Other methods are (from the top of my head), measuring of moisture and heat. But I think the Dr fooled both of those.
I heard a story one, which I'm not sure is true, but anyway, in South Africa some time a go a bank tried out using fingerprints in addition to credit cards. The had to abandon as criminals started cutting of people's fingers.
As I did a project on fingerprint scanner a while ago, I know how bad they are. The problems is not so much that they can be fooled, it's rather that they are impossible to use. At least mine was, and that was quite expensive and from a market leader. Lots of times you are rejected because you didn't put your finger on the pad exactly the way you did the first time. And if your finger is dirty, it's not gonna work at all. You actually have to go and wash your hands before you can use the scanner. Sweaty finger fill not work either. I can tell you I was very dissappointed.
On most fingerprint software that I know of you can decrease the security level, and raise the acceptance rate. There are two terms when it comes to this issue: "False Acceptance Rate" and "False Rejection Rate". The first means how many are accepted in that shouldn't be allowed, and the second means how many should have been accepted but wasn't allowed in. In the ideal software you can level these to an acceptable level for both. My opinion is that todays technology is nowhere near... Either the FAR is to high or the FRR is to high, there is no such thing as a middle way. I remember on my fingerprint scanner, I set the false acceptence rate to lowest (eg. highest security), and was rejected 19 out of 20 times. Well, that's just not good enough.

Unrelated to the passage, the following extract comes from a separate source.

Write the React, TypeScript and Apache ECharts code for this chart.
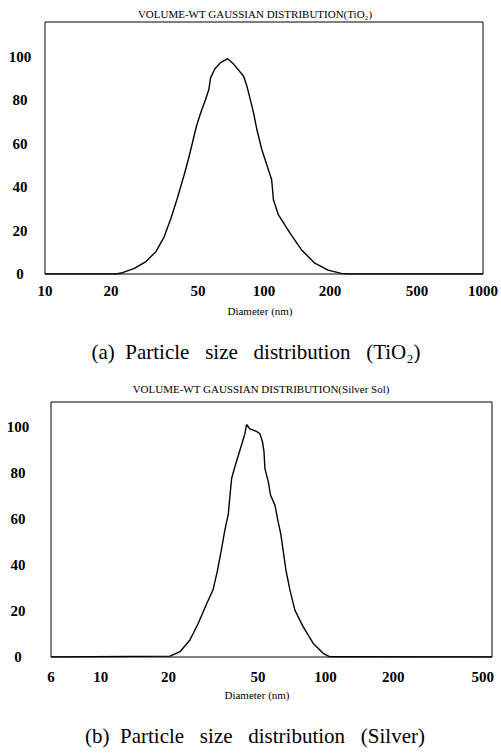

Oh, and another thing. There are software for generating fingerprints! Which means brute forcing of fingerprint authentication should be possible, just cut the cable to the fingerprint reader and feed the system raw images from another computer. That's because most fingerprint scanner can only recognize 150.000 - 300.000 different fingerprints. So in a group of 600.000, you can have at best 2 people with the same fingerprint. This also has to do with the FAR/FRR, eg. the security/usability level. When I tried on the highest security level, my fingerprint scanner was supposed to recognize one in 200.000 fingerprints. But as I said before, it was not very usable. At a usable level with low security i would only be rejected 1 of of 15 times! That might seem like good news, but then the scanner would only recognize 1 in 5.000 fingerprints. All numbers are from the top of my head and might not be very accurate...

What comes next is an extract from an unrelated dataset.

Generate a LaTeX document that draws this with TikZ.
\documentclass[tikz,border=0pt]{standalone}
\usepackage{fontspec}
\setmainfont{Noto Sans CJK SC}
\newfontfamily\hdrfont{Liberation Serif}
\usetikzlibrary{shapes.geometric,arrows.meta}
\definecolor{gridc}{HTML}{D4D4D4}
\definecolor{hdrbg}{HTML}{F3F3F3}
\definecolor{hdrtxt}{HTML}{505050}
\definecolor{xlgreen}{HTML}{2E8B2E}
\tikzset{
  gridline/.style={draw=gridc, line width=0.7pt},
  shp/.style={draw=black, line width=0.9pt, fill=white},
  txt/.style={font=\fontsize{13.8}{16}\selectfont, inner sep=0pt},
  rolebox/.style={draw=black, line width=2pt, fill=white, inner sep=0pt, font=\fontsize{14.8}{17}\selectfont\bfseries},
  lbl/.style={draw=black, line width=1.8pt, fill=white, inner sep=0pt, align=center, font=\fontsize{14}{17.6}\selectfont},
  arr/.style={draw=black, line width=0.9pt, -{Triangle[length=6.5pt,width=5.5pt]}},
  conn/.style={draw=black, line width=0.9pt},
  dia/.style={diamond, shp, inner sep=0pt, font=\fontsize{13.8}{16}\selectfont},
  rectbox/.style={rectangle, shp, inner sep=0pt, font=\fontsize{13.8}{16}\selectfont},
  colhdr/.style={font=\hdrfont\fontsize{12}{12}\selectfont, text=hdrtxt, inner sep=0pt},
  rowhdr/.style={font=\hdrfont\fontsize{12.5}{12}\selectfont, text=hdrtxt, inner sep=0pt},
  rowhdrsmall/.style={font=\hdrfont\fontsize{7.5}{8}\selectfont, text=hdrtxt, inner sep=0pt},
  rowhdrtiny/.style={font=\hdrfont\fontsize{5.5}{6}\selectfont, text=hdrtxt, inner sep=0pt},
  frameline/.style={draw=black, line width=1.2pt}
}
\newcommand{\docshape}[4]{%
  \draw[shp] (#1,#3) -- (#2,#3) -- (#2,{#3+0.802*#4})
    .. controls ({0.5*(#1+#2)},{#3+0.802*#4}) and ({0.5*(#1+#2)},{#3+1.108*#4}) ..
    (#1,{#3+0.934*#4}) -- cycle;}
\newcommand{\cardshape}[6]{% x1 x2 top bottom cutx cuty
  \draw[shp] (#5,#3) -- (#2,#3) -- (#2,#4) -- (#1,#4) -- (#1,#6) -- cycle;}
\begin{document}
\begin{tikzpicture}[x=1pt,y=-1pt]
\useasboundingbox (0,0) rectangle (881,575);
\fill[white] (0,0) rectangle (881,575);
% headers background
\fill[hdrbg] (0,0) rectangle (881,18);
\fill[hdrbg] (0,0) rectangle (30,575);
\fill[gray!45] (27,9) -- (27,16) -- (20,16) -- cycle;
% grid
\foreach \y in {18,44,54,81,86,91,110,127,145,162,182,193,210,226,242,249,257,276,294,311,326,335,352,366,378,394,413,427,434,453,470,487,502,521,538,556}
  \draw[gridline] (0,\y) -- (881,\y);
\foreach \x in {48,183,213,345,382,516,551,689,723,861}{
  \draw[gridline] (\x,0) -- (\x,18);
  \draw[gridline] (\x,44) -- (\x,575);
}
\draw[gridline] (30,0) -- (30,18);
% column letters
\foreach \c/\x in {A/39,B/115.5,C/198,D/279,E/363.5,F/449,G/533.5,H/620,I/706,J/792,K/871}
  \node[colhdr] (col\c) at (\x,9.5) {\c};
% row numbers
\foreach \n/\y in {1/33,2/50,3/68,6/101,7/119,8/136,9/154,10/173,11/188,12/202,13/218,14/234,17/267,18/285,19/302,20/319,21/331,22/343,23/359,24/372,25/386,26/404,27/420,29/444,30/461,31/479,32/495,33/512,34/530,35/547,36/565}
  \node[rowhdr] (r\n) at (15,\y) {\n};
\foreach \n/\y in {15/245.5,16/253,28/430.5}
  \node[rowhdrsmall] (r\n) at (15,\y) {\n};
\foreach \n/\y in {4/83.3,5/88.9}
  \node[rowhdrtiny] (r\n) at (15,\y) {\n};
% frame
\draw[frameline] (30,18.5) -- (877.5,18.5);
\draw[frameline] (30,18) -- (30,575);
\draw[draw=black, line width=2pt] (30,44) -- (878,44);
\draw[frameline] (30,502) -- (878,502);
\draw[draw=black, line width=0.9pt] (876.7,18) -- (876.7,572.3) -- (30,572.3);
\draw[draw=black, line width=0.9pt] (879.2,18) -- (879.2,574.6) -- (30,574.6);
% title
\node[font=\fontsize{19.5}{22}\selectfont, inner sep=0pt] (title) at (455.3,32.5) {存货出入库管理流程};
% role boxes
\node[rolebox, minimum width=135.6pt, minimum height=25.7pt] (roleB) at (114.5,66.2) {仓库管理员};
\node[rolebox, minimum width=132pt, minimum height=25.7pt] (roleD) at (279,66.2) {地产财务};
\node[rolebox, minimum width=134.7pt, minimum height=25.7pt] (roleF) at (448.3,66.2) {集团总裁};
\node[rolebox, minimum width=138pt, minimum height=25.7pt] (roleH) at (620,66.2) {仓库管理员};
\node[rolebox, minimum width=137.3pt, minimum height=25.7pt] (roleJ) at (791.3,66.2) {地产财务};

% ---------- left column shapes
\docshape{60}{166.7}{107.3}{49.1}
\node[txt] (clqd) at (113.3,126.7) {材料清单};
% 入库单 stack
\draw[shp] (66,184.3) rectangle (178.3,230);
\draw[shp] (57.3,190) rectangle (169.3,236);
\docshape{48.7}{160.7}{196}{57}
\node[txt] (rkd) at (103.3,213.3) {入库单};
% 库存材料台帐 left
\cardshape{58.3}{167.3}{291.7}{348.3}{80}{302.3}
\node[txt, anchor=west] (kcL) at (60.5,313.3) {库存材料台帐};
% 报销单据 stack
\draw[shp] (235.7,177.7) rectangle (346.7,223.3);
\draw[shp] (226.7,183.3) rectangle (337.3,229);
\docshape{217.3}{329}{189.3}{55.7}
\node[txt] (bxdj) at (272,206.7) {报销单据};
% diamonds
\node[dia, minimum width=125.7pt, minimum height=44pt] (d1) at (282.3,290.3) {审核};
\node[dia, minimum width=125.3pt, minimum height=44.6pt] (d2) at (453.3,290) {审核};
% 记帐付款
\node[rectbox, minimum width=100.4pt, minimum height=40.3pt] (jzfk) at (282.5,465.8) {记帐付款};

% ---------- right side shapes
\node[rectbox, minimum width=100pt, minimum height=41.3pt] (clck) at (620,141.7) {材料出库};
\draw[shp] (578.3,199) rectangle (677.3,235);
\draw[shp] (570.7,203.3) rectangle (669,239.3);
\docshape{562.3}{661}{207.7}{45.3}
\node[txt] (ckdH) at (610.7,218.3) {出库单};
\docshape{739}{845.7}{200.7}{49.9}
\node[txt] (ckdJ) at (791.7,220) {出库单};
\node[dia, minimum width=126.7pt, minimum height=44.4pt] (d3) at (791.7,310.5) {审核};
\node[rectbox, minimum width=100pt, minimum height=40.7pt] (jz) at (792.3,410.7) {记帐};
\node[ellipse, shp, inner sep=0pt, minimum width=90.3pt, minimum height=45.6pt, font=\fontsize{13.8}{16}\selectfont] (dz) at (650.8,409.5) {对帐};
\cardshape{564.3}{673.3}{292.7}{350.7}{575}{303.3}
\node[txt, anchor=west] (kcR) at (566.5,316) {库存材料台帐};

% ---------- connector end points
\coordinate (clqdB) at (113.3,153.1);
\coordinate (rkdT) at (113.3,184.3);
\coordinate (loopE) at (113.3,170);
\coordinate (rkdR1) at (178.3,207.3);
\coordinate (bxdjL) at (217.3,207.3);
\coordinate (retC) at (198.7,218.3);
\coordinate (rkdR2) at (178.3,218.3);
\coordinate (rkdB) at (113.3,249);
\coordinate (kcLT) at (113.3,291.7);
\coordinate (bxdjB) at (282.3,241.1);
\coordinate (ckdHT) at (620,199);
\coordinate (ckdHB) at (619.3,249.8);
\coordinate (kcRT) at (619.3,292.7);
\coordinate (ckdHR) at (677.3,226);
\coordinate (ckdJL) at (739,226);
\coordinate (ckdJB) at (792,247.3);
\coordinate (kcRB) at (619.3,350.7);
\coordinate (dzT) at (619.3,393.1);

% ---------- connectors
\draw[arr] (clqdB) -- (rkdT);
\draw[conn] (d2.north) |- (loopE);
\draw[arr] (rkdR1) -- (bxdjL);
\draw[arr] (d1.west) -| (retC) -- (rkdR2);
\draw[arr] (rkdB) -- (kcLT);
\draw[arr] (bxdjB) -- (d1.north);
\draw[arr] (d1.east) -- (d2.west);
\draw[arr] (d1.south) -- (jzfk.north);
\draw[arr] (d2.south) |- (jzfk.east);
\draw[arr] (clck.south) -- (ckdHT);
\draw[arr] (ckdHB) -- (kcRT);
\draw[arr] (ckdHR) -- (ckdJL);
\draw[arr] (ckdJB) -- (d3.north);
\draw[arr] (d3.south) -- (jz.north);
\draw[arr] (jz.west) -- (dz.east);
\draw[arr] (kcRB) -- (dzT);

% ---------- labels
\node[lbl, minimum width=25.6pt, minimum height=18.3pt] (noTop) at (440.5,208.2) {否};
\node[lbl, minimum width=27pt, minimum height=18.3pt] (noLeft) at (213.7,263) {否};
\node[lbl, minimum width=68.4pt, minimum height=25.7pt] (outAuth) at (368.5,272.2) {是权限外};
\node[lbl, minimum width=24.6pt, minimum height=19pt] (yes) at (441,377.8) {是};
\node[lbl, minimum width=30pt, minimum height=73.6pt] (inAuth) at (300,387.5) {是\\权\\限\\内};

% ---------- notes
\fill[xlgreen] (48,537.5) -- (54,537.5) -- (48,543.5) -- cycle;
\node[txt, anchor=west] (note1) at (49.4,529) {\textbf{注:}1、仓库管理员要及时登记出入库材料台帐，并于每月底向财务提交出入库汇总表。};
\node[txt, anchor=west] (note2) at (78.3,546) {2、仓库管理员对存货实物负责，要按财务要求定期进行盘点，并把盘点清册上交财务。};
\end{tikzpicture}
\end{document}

But it's an exiting technology, so I'm gonna try again when it has matured.
For authentication, I say go with PKI for now. It's currently a more promising technology.
May 8th, 2003 04:25 PM
fingerprint machines have been the bottom of the barrel for years in biometric authentication methods. There are numerous ways to defeat/fool even the most expensive readers, although I was just hearing from one of the big names in the industry that they have a new type of reader coming out that is not defeatable by "known methods". They wouldn't share much information with me without my company signing an NDA, which we haven't done yet, so I can't even begin to validate their claims.
Retina scanners are still fairly good, and bone geometry scanners are also good. It's kind of hard to fool the bone geometry scanners, even if you cut a persons hand off. That will impact the layout of the hand. Also, supposedly, if the person is unconsious and you attempt to use their hands that it will throw the reader off. I have only seen one place, personally, that uses bone geometry readers, and it was one of the most secure facilities I have been to.
Still, biometrics (of some sorts) used in conjunction with something like a 30-second SecureID style card/fob is one of the better methods for securing whatever it is you wish to secure, from physical entry to locking a computer system down.
Give a man a match and he will be warm for a while, light him on fire and he will be warm for the rest of his life.